Niedersächsisches Heimgesetz bringt mehr Bürokratie und weniger Freiheit
(Essen) - Die Koalitionsfraktionen hatten versprochen, dass mit dem niedersächsischen Heimgesetz Bürokratieabbau und mehr Selbstbestimmung für die Pflegebedürftigen einher gehen werden. Das Gegenteil ist gestern (28. Juni 2011) beschlossen worden.
Das vom niedersächsischen Landtag verabschiedete Heimgesetz löst bisher geltendes Bundesrecht ab. Unter dem Titel "Niedersächsisches Heimgesetz" tritt ein Regelwerk in Kraft, dass im Kern die Ausweitung der Heimaufsicht von der stationären Pflege auf die ambulante Pflege bedeutet. Für den Verband Deutscher Alten- und Behindertenhilfe e.V. (VDAB) ist dies eine nicht hinzunehmende Situation, da per Gesetz bürokratische Kontroll- und Prüfmechanismen der Heimaufsicht nun auch Wohngemeinschaften und alternative Wohnprojekte erfassen. "Es kann nicht sein", so Landesvorstandsmitglied des VDAB Petra Schülke, "dass Menschen die sich für einen selbstbestimmten Lebensraum und Weg im Alter außerhalb des Seniorenheims entschieden haben, sich nun mit freiheitsbeschränkenden Auflagen und Kontrollen durch die Heimaufsichtsbehörden ausgesetzt sehen."
Für den VDAB hat die niedersächsische Landesregierung damit eine große Chance vertan, ein modernes Heimgesetz auf den Weg zu bringen, das alternative Wohnformen fördert. "Statt den Menschen Wahlfreiheit über die Form und Art ihrer Pflege zu lassen, wird die persönliche Selbstbestimmung innerhalb der ambulanten Pflege unter eine Glocke bürokratischer Vorgaben und Kontrollen der Heimaufsicht gestülpt", so Schülke weiter.
Weiterer Kritikpunkt ist, dass die Einrichtungen weiterhin durch das Gesetz mit Doppelkontrollen durch den Medizinischen Dienst der Krankenkassen MDK und der Heimaufsicht konfrontiert sind. "Dies führt zu einer massiven bürokratischen, zeitlichen und finanziellen Mehrbelastung für die Einrichtungen und entspricht nicht den Absichten der Landesregierung den Weg des Bürokratieabbaus zu folgen", unterstreicht Schülke.

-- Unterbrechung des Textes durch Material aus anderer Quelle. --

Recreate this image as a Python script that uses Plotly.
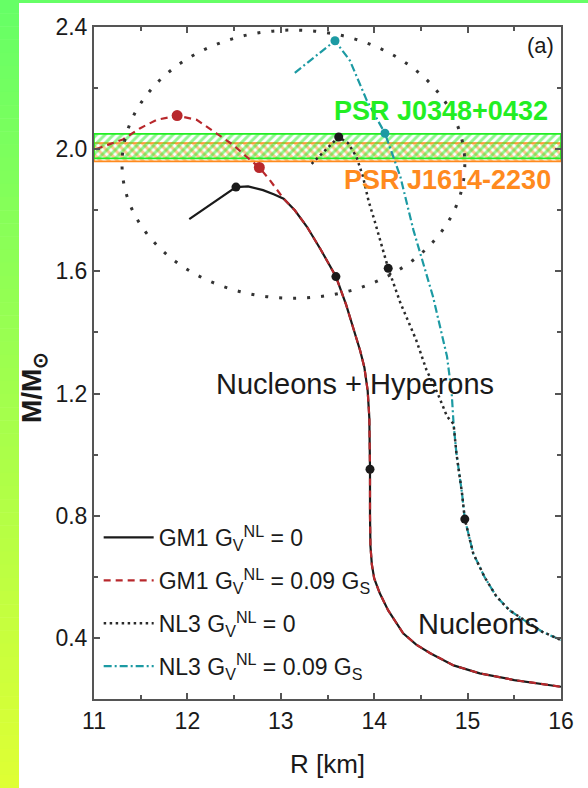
import plotly.graph_objects as go

# ---- mass-radius data (R in km, M in solar masses) ----
# GM1: nucleon-only branch, shared by both vector couplings
gm1_nuc_r = [13.03, 13.15, 13.28, 13.43, 13.59, 13.70, 13.78, 13.85, 13.895, 13.93,
             13.948, 13.955, 13.955, 13.955, 13.96, 13.975, 14.00, 14.06, 14.15, 14.31,
             14.45, 14.60, 14.85, 15.13, 15.50, 16.0]
gm1_nuc_m = [1.838, 1.80, 1.746, 1.67, 1.583, 1.49, 1.41, 1.34, 1.285, 1.21,
             1.12, 1.00, 0.952, 0.80, 0.70, 0.64, 0.595, 0.546, 0.49, 0.415,
             0.378, 0.35, 0.31, 0.284, 0.262, 0.24]
# GM1 with hyperons, G_V^NL = 0
gm1_hyp0_r = [12.02, 12.52, 12.65, 12.81, 12.93]
gm1_hyp0_m = [1.771, 1.876, 1.878, 1.866, 1.852]
# GM1 with hyperons, G_V^NL = 0.09 G_S
gm1_hyp9_r = [11.02, 11.31, 11.49, 11.67, 11.89, 12.10, 12.31, 12.49, 12.63, 12.77, 12.88, 12.97]
gm1_hyp9_m = [2.0, 2.032, 2.068, 2.096, 2.11, 2.096, 2.052, 2.014, 1.976, 1.94, 1.90, 1.865]

# NL3: nucleon-only branch, shared by both vector couplings
nl3_nuc_r = [14.85, 14.88, 14.94, 14.97, 15.06, 15.18, 15.31, 15.45, 15.60, 15.80, 16.0]
nl3_nuc_m = [1.10, 1.005, 0.874, 0.789, 0.677, 0.60, 0.535, 0.49, 0.459, 0.42, 0.393]
# NL3 with hyperons, G_V^NL = 0
nl3_hyp0_r = [13.33, 13.62, 13.72, 13.81, 13.88, 13.94, 14.00, 14.06, 14.15, 14.28,
              14.45, 14.56, 14.68, 14.78]
nl3_hyp0_m = [1.952, 2.04, 2.02, 1.975, 1.91, 1.83, 1.77, 1.703, 1.61, 1.497,
              1.375, 1.277, 1.20, 1.125]
# NL3 with hyperons, G_V^NL = 0.09 G_S
nl3_hyp9_r = [13.15, 13.58, 13.74, 13.92, 14.115, 14.28, 14.42, 14.63, 14.78, 14.83]
nl3_hyp9_m = [2.25, 2.355, 2.29, 2.16, 2.052, 1.91, 1.735, 1.517, 1.321, 1.20]

# marked points on each sequence
gm1_0_pts_r, gm1_0_pts_m = [12.52, 13.59, 13.955], [1.876, 1.583, 0.952]
gm1_9_pts_r, gm1_9_pts_m = [11.89, 12.77], [2.11, 1.94]
nl3_0_pts_r, nl3_0_pts_m = [13.62, 14.15, 14.97], [2.04, 1.61, 0.789]
nl3_9_pts_r, nl3_9_pts_m = [13.58, 14.115], [2.355, 2.052]

# observed pulsar mass bands (lower, upper)
psr_j0348_band = [1.97, 2.05]
psr_j1614_band = [1.96, 2.02]

# dotted ellipse highlighting the maximum-mass region (R range, M range)
circle_r = [11.3, 14.97]
circle_m = [1.512, 2.39]

x_ticks = [11, 12, 13, 14, 15, 16]
y_ticks = [0.4, 0.8, 1.2, 1.6, 2.0, 2.4]

FONT = "Liberation Sans, Arial, sans-serif"
BLACK = "#1a1a1a"
RED = "#b8282c"
TEAL = "#1c9aa3"
GREEN = "#22ee22"
ORANGE = "#ff8a1e"

fig = go.Figure()

# pulsar bands (cross-hatched)
for band, color, shape in [(psr_j1614_band, ORANGE, "\\"), (psr_j0348_band, GREEN, "/")]:
    lo, hi = band
    fig.add_trace(go.Scatter(
        x=[11, 16, 16, 11, 11], y=[lo, lo, hi, hi, lo],
        mode="lines", fill="toself",
        fillcolor="rgba(0,0,0,0)",
        fillpattern=dict(shape=shape, fgcolor=color, bgcolor="rgba(255,255,255,0)",
                         size=6, solidity=0.5),
        line=dict(color=color, width=1.6),
        showlegend=False, hoverinfo="skip"))

lw = 2.2
fig.add_trace(go.Scatter(
    x=gm1_hyp0_r + gm1_nuc_r, y=gm1_hyp0_m + gm1_nuc_m, mode="lines",
    line=dict(color=BLACK, width=lw), name="GM1 G<sub>V</sub><sup>NL</sup> = 0",
    legendgroup="a", legendrank=1))
fig.add_trace(go.Scatter(
    x=gm1_hyp9_r + gm1_nuc_r, y=gm1_hyp9_m + gm1_nuc_m, mode="lines",
    line=dict(color=RED, width=lw, dash="7px,5px"),
    name="GM1 G<sub>V</sub><sup>NL</sup> = 0.09 G<sub>S</sub>", legendgroup="b",
    legendrank=2))
fig.add_trace(go.Scatter(
    x=nl3_hyp9_r + nl3_nuc_r, y=nl3_hyp9_m + nl3_nuc_m, mode="lines",
    line=dict(color=TEAL, width=lw, dash="8px,3px,2px,3px"),
    name="NL3 G<sub>V</sub><sup>NL</sup> = 0.09 G<sub>S</sub>", legendgroup="d",
    legendrank=4))
fig.add_trace(go.Scatter(
    x=nl3_hyp0_r + nl3_nuc_r, y=nl3_hyp0_m + nl3_nuc_m, mode="lines",
    line=dict(color="#2a2a2a", width=2.5, dash="2.5px,3.5px"),
    name="NL3 G<sub>V</sub><sup>NL</sup> = 0", legendgroup="c", legendrank=3))

# marked points
for xs, ys, col, size in [(gm1_0_pts_r, gm1_0_pts_m, BLACK, 9),
                          (gm1_9_pts_r, gm1_9_pts_m, RED, 11),
                          (nl3_0_pts_r, nl3_0_pts_m, BLACK, 9),
                          (nl3_9_pts_r, nl3_9_pts_m, TEAL, 9)]:
    fig.add_trace(go.Scatter(x=xs, y=ys, mode="markers",
                             marker=dict(color=col, size=size),
                             showlegend=False, hoverinfo="skip"))

shapes = []
# dotted ellipse
shapes.append(dict(type="circle", xref="x", yref="y",
                   x0=circle_r[0], x1=circle_r[1], y0=circle_m[0], y1=circle_m[1],
                   line=dict(color="#333333", width=3, dash="3px,11px"), layer="above"))

# page decoration: green-to-yellow strip on the left and along the top
W, H = 588, 788
L, R, T, B = 94, 27, 27, 89
pw, ph = W - L - R, H - T - B


def px_to_paper_x(px):
    return (px - L) / pw


def px_to_paper_y(py):
    return (H - B - py) / ph


n = 60
c0, c1 = (102, 255, 102), (222, 255, 52)
for i in range(n):
    t = i / (n - 1)
    col = "rgb(%d,%d,%d)" % tuple(round(a + (b - a) * t) for a, b in zip(c0, c1))
    y_top = H * i / n
    y_bot = H * (i + 1) / n + 0.5
    shapes.append(dict(type="rect", xref="paper", yref="paper",
                       x0=px_to_paper_x(0), x1=px_to_paper_x(19),
                       y0=px_to_paper_y(y_bot), y1=px_to_paper_y(y_top),
                       fillcolor=col, line=dict(width=0), layer="below"))
shapes.append(dict(type="rect", xref="paper", yref="paper",
                   x0=px_to_paper_x(0), x1=px_to_paper_x(W),
                   y0=px_to_paper_y(3), y1=px_to_paper_y(0),
                   fillcolor="rgb(102,255,102)", line=dict(width=0), layer="below"))

annotations = [
    dict(x=13.545, y=2.125, xref="x", yref="y", xanchor="left", yanchor="middle",
         text="<b>PSR J0348+0432</b>", showarrow=False,
         font=dict(family=FONT, size=27, color=GREEN)),
    dict(x=13.65, y=1.898, xref="x", yref="y", xanchor="left", yanchor="middle",
         text="<b>PSR J1614-2230</b>", showarrow=False,
         font=dict(family=FONT, size=27, color=ORANGE)),
    dict(x=15.30, y=1.231, xref="x", yref="y", xanchor="right", yanchor="middle",
         text="Nucleons + Hyperons", showarrow=False,
         font=dict(family=FONT, size=29, color=BLACK)),
    dict(x=15.12, y=0.446, xref="x", yref="y", xanchor="center", yanchor="middle",
         text="Nucleons", showarrow=False,
         font=dict(family=FONT, size=29, color=BLACK)),
    dict(x=px_to_paper_x(556), y=px_to_paper_y(31), xref="paper", yref="paper",
         xanchor="right", yanchor="top",
         text="(a)", showarrow=False, font=dict(family=FONT, size=22, color=BLACK)),
    dict(x=px_to_paper_x(33), y=px_to_paper_y(388), xref="paper", yref="paper",
         xanchor="center", yanchor="middle", textangle=-90,
         text="<b>M/M<sub>⊙</sub></b>", showarrow=False,
         font=dict(family=FONT, size=28, color=BLACK)),
]

axis_common = dict(
    showline=True, linecolor="#555555", linewidth=2, mirror="allticks",
    ticks="inside", ticklen=6, tickwidth=1.5, tickcolor="#555555",
    showgrid=False, zeroline=False,
    tickfont=dict(family=FONT, size=23, color=BLACK),
)

fig.update_layout(
    width=W, height=H,
    margin=dict(l=L, r=R, t=T, b=B),
    paper_bgcolor="white", plot_bgcolor="white",
    xaxis=dict(range=[11, 16], tickvals=x_ticks, ticktext=[str(v) for v in x_ticks],
               minor=dict(dtick=0.5, ticks="inside", ticklen=4, tickcolor="#555555"),
               title=dict(text="R [km]", font=dict(family=FONT, size=26, color=BLACK),
                          standoff=22),
               **axis_common),
    yaxis=dict(range=[0.2, 2.4], tickvals=y_ticks, ticktext=["%.1f" % v for v in y_ticks],
               minor=dict(dtick=0.2, ticks="inside", ticklen=4, tickcolor="#555555"),
               **axis_common),
    legend=dict(x=0.01, y=0.2724, xanchor="left", yanchor="top",
                bgcolor="rgba(0,0,0,0)", tracegroupgap=10,
                font=dict(family=FONT, size=23, color=BLACK),
                traceorder="grouped", itemwidth=50),
    shapes=shapes,
    annotations=annotations,
    showlegend=True,
)

fig.write_html("out.html")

Zudem werden in Niedersachsen per Gesetz Leistungserbringer und Pflegekräfte gleicherweise in Misskredit gebracht. "Mit einem Gesetz, dass ohne Anlass unangemeldete Prüfungen durch die Heimaufsichtsbehörden ermöglicht", betont Schülke, "erfolgt der unredliche Vorwurf an die Pflegebranche, nicht im Sinne der ihnen anvertrauten Menschen zu handeln." Für den VDAB ist diese Sichtweise des Gesetzgebers inakzeptabel und wirkt verstärkend negativ auf den Fachkräftenotstand in der professionellen Pflege. "Wie soll qualifiziertes und motiviertes Personal für den Pflegebereich gewonnen werden, wenn diese Berufsgruppe zu allererst in ein schlechtes Licht gestellt wird?", fragt Schülke weiter.
Der VDAB fordert für den professionellen Pflegebereich ein mehr an Eigenverantwortung im Sinne der pflegebedürftigen Menschen und ein weniger an bürokratischen Vorgaben und Kontrollen durch die Heimaufsicht. Eine gezielte Aufwertung des Pflegeberufes ist zudem Grundvoraussetzung, um dem Fachkräftenotstand in der ambulanten und stationären Pflege nachhaltig zu begegnen.